--- What is needed ---
Write out each line of the listing as it stands, without the images.

--- Recorded data ---
◆ ◆ ◆ ◆

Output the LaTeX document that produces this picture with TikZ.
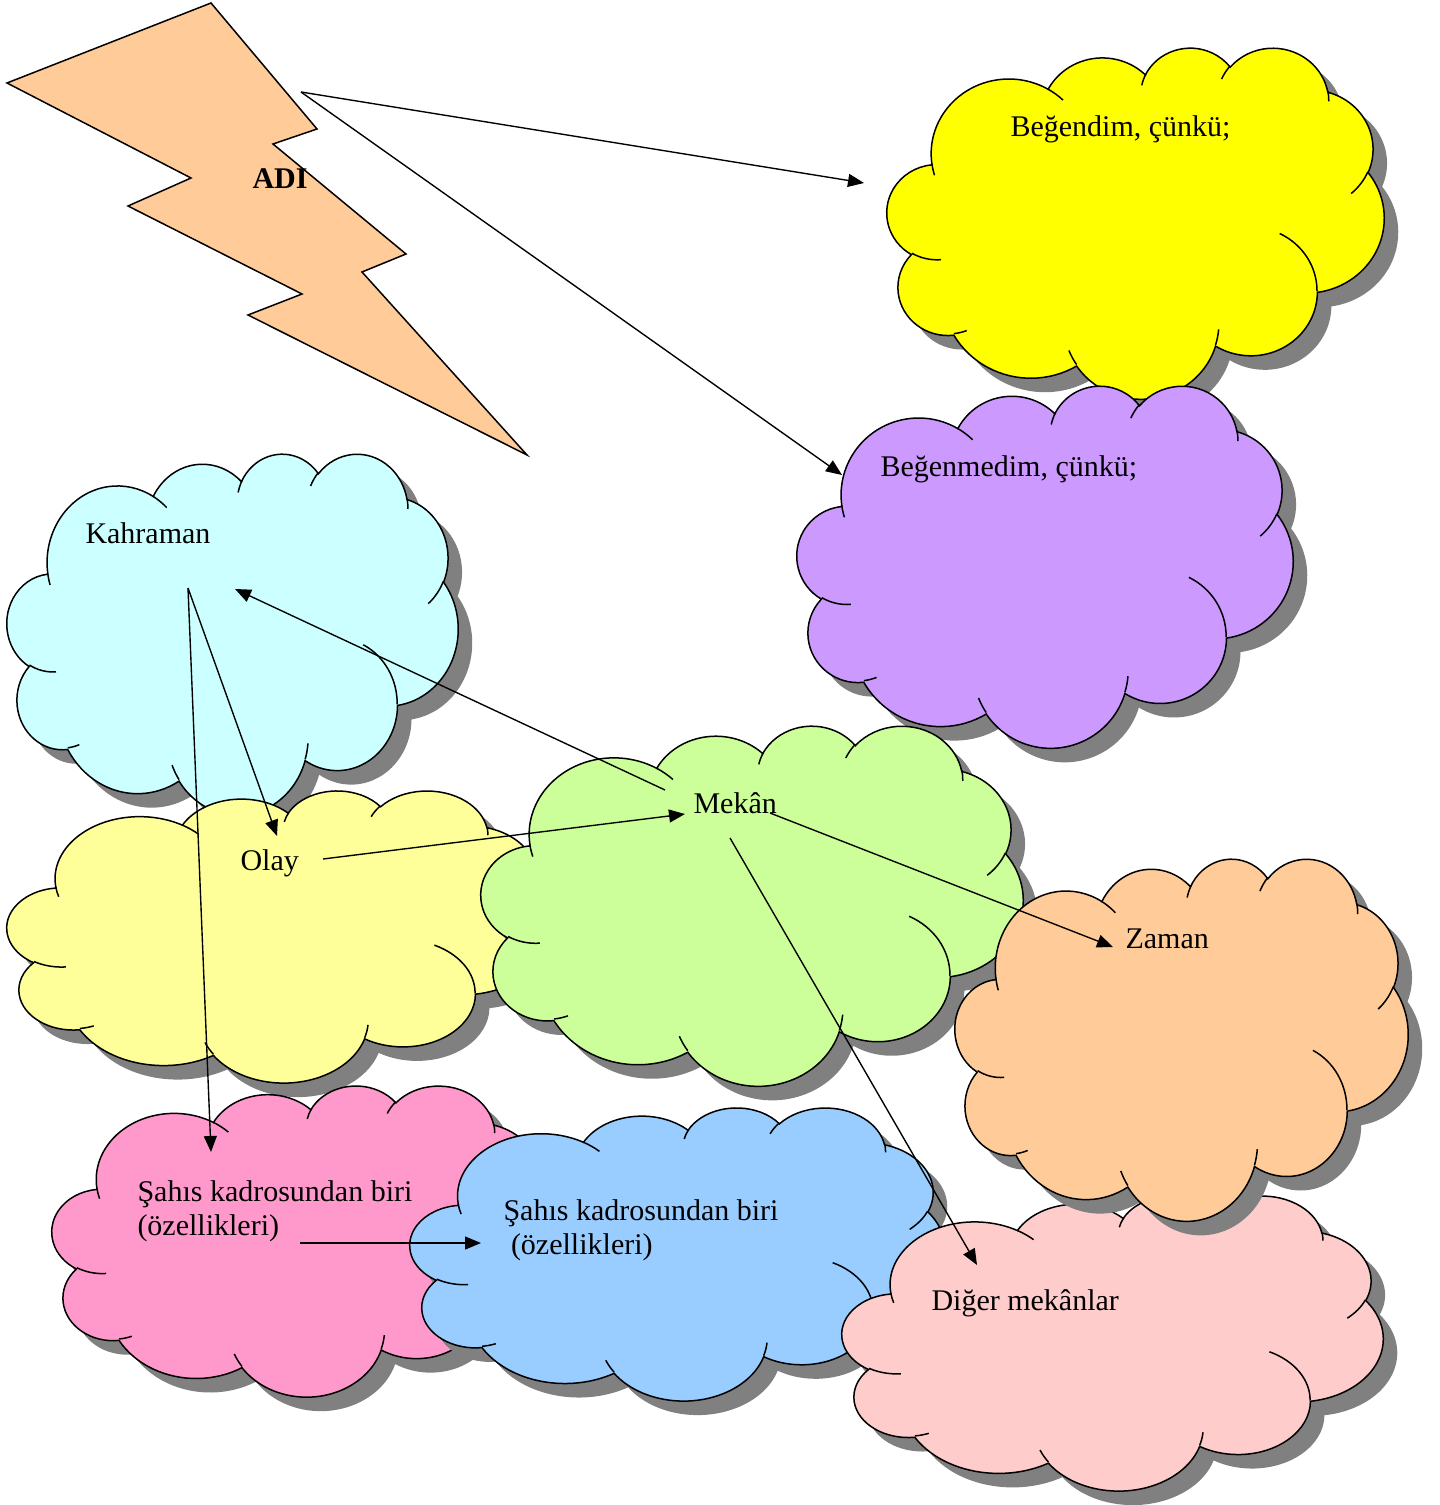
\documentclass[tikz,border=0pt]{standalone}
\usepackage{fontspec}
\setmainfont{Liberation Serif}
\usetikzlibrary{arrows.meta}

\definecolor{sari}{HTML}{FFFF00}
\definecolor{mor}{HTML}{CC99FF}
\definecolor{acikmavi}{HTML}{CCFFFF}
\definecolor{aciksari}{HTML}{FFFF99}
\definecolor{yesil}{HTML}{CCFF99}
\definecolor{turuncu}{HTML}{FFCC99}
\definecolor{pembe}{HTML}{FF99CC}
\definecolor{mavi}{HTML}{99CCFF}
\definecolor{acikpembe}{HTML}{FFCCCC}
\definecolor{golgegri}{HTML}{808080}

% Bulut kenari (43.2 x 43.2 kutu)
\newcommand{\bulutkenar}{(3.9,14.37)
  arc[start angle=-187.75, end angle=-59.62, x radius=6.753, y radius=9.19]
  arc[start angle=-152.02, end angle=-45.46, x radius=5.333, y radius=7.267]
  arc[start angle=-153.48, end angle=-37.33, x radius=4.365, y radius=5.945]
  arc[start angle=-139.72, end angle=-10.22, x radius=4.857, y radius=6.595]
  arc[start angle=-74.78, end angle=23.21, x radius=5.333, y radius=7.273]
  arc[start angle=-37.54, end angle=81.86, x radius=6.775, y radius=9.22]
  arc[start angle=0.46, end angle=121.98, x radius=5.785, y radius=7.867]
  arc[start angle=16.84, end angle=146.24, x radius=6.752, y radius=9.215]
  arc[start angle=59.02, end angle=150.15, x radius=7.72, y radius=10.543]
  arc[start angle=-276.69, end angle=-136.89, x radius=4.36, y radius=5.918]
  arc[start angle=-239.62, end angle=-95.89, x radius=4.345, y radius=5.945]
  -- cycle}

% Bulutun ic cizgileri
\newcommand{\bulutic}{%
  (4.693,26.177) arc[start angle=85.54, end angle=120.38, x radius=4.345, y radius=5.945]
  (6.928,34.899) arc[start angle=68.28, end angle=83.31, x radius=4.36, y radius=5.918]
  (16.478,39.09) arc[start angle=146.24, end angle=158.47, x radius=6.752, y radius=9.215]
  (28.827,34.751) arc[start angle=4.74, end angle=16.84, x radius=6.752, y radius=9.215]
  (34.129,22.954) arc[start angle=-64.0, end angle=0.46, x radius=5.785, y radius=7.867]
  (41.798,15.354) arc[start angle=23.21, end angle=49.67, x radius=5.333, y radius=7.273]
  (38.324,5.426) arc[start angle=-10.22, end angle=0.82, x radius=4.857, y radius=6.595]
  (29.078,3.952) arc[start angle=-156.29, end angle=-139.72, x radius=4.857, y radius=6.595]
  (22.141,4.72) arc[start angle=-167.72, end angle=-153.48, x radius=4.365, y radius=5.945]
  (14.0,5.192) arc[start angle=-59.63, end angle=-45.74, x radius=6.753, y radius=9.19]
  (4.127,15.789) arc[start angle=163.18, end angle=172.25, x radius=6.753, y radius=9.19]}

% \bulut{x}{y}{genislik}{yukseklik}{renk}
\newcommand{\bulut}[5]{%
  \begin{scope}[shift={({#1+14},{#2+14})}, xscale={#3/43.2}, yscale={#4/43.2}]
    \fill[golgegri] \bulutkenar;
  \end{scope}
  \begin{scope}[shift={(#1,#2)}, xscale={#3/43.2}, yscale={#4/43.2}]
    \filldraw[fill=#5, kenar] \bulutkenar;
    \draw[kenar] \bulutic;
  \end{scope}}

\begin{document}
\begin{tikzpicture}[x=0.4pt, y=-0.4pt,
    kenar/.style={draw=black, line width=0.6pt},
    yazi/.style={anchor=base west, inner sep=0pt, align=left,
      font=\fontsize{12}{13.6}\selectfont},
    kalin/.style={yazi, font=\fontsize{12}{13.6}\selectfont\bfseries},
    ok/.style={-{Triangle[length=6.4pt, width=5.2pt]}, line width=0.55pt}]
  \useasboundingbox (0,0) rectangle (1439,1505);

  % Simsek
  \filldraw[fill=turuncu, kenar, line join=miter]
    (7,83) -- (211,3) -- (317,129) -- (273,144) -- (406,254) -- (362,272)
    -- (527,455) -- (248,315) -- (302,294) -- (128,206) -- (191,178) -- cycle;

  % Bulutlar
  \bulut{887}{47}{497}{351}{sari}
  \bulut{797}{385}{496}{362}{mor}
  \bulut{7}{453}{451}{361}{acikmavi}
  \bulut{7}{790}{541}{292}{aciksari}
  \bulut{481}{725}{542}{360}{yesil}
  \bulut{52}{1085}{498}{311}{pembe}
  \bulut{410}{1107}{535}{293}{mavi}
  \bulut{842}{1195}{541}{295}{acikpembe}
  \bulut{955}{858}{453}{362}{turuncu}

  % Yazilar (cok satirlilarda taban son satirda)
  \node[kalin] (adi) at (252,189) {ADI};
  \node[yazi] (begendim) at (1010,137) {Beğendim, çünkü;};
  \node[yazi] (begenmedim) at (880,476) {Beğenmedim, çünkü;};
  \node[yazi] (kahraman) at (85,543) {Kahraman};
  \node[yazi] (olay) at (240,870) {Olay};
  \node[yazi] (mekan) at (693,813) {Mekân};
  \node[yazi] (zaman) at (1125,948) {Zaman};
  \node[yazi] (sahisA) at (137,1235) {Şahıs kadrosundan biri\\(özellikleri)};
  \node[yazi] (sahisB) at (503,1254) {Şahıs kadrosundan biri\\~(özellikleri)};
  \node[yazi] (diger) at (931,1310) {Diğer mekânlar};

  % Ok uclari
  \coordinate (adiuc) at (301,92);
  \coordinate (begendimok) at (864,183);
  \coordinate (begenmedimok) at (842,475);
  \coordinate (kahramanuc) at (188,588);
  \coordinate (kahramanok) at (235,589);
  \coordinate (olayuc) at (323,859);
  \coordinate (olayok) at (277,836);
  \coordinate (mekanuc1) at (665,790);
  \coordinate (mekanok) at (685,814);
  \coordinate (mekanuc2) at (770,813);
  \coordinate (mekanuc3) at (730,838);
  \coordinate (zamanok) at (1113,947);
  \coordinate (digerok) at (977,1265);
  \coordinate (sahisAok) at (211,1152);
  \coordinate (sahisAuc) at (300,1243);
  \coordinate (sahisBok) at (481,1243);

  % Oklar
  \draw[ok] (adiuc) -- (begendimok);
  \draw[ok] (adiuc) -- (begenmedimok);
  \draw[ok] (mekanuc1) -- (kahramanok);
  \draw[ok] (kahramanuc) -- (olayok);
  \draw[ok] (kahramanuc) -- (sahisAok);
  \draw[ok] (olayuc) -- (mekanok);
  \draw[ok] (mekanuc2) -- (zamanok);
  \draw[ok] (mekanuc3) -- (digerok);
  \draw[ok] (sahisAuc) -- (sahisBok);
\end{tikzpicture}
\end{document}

◆ ◆ ◆ ◆

--- Right answer ---
Output the LaTeX document that produces this picture with TikZ.
\documentclass[tikz,border=0pt]{standalone}
\usepackage{fontspec}
\setmainfont{Liberation Serif}
\usetikzlibrary{arrows.meta}

\definecolor{sari}{HTML}{FFFF00}
\definecolor{mor}{HTML}{CC99FF}
\definecolor{acikmavi}{HTML}{CCFFFF}
\definecolor{aciksari}{HTML}{FFFF99}
\definecolor{yesil}{HTML}{CCFF99}
\definecolor{turuncu}{HTML}{FFCC99}
\definecolor{pembe}{HTML}{FF99CC}
\definecolor{mavi}{HTML}{99CCFF}
\definecolor{acikpembe}{HTML}{FFCCCC}
\definecolor{golgegri}{HTML}{808080}

% Bulut kenari (43.2 x 43.2 kutu)
\newcommand{\bulutkenar}{(3.9,14.37)
  arc[start angle=-187.75, end angle=-59.62, x radius=6.753, y radius=9.19]
  arc[start angle=-152.02, end angle=-45.46, x radius=5.333, y radius=7.267]
  arc[start angle=-153.48, end angle=-37.33, x radius=4.365, y radius=5.945]
  arc[start angle=-139.72, end angle=-10.22, x radius=4.857, y radius=6.595]
  arc[start angle=-74.78, end angle=23.21, x radius=5.333, y radius=7.273]
  arc[start angle=-37.54, end angle=81.86, x radius=6.775, y radius=9.22]
  arc[start angle=0.46, end angle=121.98, x radius=5.785, y radius=7.867]
  arc[start angle=16.84, end angle=146.24, x radius=6.752, y radius=9.215]
  arc[start angle=59.02, end angle=150.15, x radius=7.72, y radius=10.543]
  arc[start angle=-276.69, end angle=-136.89, x radius=4.36, y radius=5.918]
  arc[start angle=-239.62, end angle=-95.89, x radius=4.345, y radius=5.945]
  -- cycle}

% Bulutun ic cizgileri
\newcommand{\bulutic}{%
  (4.693,26.177) arc[start angle=85.54, end angle=120.38, x radius=4.345, y radius=5.945]
  (6.928,34.899) arc[start angle=68.28, end angle=83.31, x radius=4.36, y radius=5.918]
  (16.478,39.09) arc[start angle=146.24, end angle=158.47, x radius=6.752, y radius=9.215]
  (28.827,34.751) arc[start angle=4.74, end angle=16.84, x radius=6.752, y radius=9.215]
  (34.129,22.954) arc[start angle=-64.0, end angle=0.46, x radius=5.785, y radius=7.867]
  (41.798,15.354) arc[start angle=23.21, end angle=49.67, x radius=5.333, y radius=7.273]
  (38.324,5.426) arc[start angle=-10.22, end angle=0.82, x radius=4.857, y radius=6.595]
  (29.078,3.952) arc[start angle=-156.29, end angle=-139.72, x radius=4.857, y radius=6.595]
  (22.141,4.72) arc[start angle=-167.72, end angle=-153.48, x radius=4.365, y radius=5.945]
  (14.0,5.192) arc[start angle=-59.63, end angle=-45.74, x radius=6.753, y radius=9.19]
  (4.127,15.789) arc[start angle=163.18, end angle=172.25, x radius=6.753, y radius=9.19]}

% \bulut{x}{y}{genislik}{yukseklik}{renk}
\newcommand{\bulut}[5]{%
  \begin{scope}[shift={({#1+14},{#2+14})}, xscale={#3/43.2}, yscale={#4/43.2}]
    \fill[golgegri] \bulutkenar;
  \end{scope}
  \begin{scope}[shift={(#1,#2)}, xscale={#3/43.2}, yscale={#4/43.2}]
    \filldraw[fill=#5, kenar] \bulutkenar;
    \draw[kenar] \bulutic;
  \end{scope}}

\begin{document}
\begin{tikzpicture}[x=0.4pt, y=-0.4pt,
    kenar/.style={draw=black, line width=0.6pt},
    yazi/.style={anchor=base west, inner sep=0pt, align=left,
      font=\fontsize{12}{13.6}\selectfont},
    kalin/.style={yazi, font=\fontsize{12}{13.6}\selectfont\bfseries},
    ok/.style={-{Triangle[length=6.4pt, width=5.2pt]}, line width=0.55pt}]
  \useasboundingbox (0,0) rectangle (1439,1505);

  % Simsek
  \filldraw[fill=turuncu, kenar, line join=miter]
    (7,83) -- (211,3) -- (317,129) -- (273,144) -- (406,254) -- (362,272)
    -- (527,455) -- (248,315) -- (302,294) -- (128,206) -- (191,178) -- cycle;

  % Bulutlar
  \bulut{887}{47}{497}{351}{sari}
  \bulut{797}{385}{496}{362}{mor}
  \bulut{7}{453}{451}{361}{acikmavi}
  \bulut{7}{790}{541}{292}{aciksari}
  \bulut{481}{725}{542}{360}{yesil}
  \bulut{52}{1085}{498}{311}{pembe}
  \bulut{410}{1107}{535}{293}{mavi}
  \bulut{842}{1195}{541}{295}{acikpembe}
  \bulut{955}{858}{453}{362}{turuncu}

  % Yazilar (cok satirlilarda taban son satirda)
  \node[kalin] (adi) at (252,189) {ADI};
  \node[yazi] (begendim) at (1010,137) {Beğendim, çünkü;};
  \node[yazi] (begenmedim) at (880,476) {Beğenmedim, çünkü;};
  \node[yazi] (kahraman) at (85,543) {Kahraman};
  \node[yazi] (olay) at (240,870) {Olay};
  \node[yazi] (mekan) at (693,813) {Mekân};
  \node[yazi] (zaman) at (1125,948) {Zaman};
  \node[yazi] (sahisA) at (137,1235) {Şahıs kadrosundan biri\\(özellikleri)};
  \node[yazi] (sahisB) at (503,1254) {Şahıs kadrosundan biri\\~(özellikleri)};
  \node[yazi] (diger) at (931,1310) {Diğer mekânlar};

  % Ok uclari
  \coordinate (adiuc) at (301,92);
  \coordinate (begendimok) at (864,183);
  \coordinate (begenmedimok) at (842,475);
  \coordinate (kahramanuc) at (188,588);
  \coordinate (kahramanok) at (235,589);
  \coordinate (olayuc) at (323,859);
  \coordinate (olayok) at (277,836);
  \coordinate (mekanuc1) at (665,790);
  \coordinate (mekanok) at (685,814);
  \coordinate (mekanuc2) at (770,813);
  \coordinate (mekanuc3) at (730,838);
  \coordinate (zamanok) at (1113,947);
  \coordinate (digerok) at (977,1265);
  \coordinate (sahisAok) at (211,1152);
  \coordinate (sahisAuc) at (300,1243);
  \coordinate (sahisBok) at (481,1243);

  % Oklar
  \draw[ok] (adiuc) -- (begendimok);
  \draw[ok] (adiuc) -- (begenmedimok);
  \draw[ok] (mekanuc1) -- (kahramanok);
  \draw[ok] (kahramanuc) -- (olayok);
  \draw[ok] (kahramanuc) -- (sahisAok);
  \draw[ok] (olayuc) -- (mekanok);
  \draw[ok] (mekanuc2) -- (zamanok);
  \draw[ok] (mekanuc3) -- (digerok);
  \draw[ok] (sahisAuc) -- (sahisBok);
\end{tikzpicture}
\end{document}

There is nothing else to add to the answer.